Gradient clipping and gradient accumulation together

I try to do gradient accumulation (from this) for RNN model, so I also need to clip gradient. Could you please clarify if I’m doing rigth these two operations in the code below (in the right order and logic)?

loss_function = nn.BCEWithLogitsLoss()
num_batches = 1
running_loss = 0.0
iters_to_accumulate = 4
scaler = GradScaler()

model.train()
for batch in tqdm(train_generator, desc='Training'):
        with autocast(device_type=device.type, dtype=torch.float16):
            output = torch.flatten(model(batch['features'], batch['category'])).to(device)
            batch_loss = loss_function(output, batch['label'].float())
            batch_loss = batch_loss / iters_to_accumulate

        scaler.scale(batch_loss).backward()

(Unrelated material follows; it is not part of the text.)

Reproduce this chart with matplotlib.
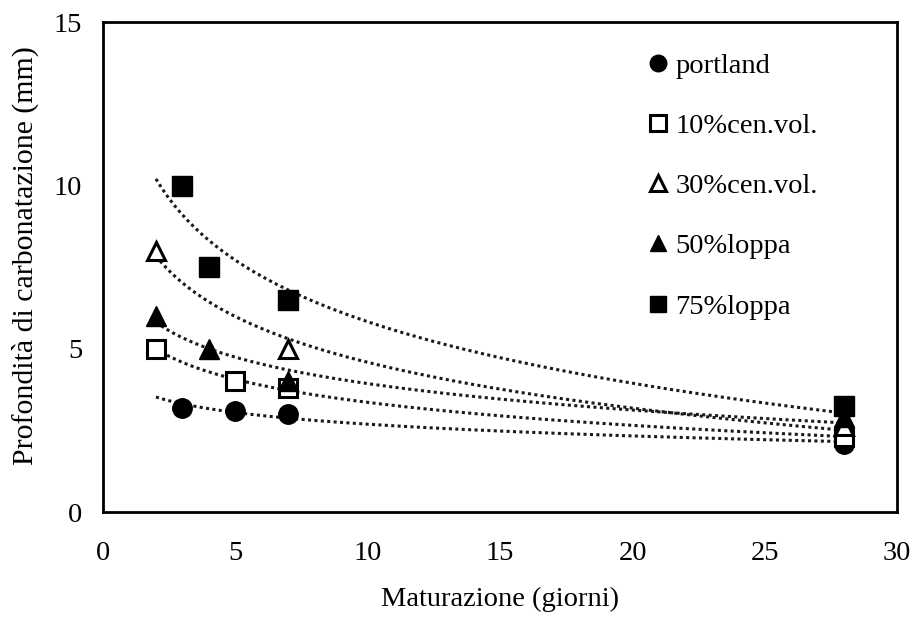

        if (num_batches) % iters_to_accumulate == 0:
            scaler.unscale_(optimizer)
            torch.nn.utils.clip_grad_norm_(model.parameters(), max_norm=1.)
            scaler.step(optimizer)
            scaler.update()
            optimizer.zero_grad()

        num_batches += 1

When you do gradient accumulation are you supposed to average the gradients first before running the optimizer? If the point of gradient accumulation is to amortize the cost of the optimizer over a greater number of steps, then I’d guess no.

In that case, you should increase your max_norm corresponding to how many iters you accumulate. Another question is how you are deciding your max_norm in the first place.

That’s just my intuition, but curious what the literature says here.

Thank you, I didn’t find any evidence-based articles on how to choose max_norm value, I chose it empirically, depending on how the gradient norm of my model changes

I would like to read the opinion of moderators also:)

Your code looks fine as it sticks to this example.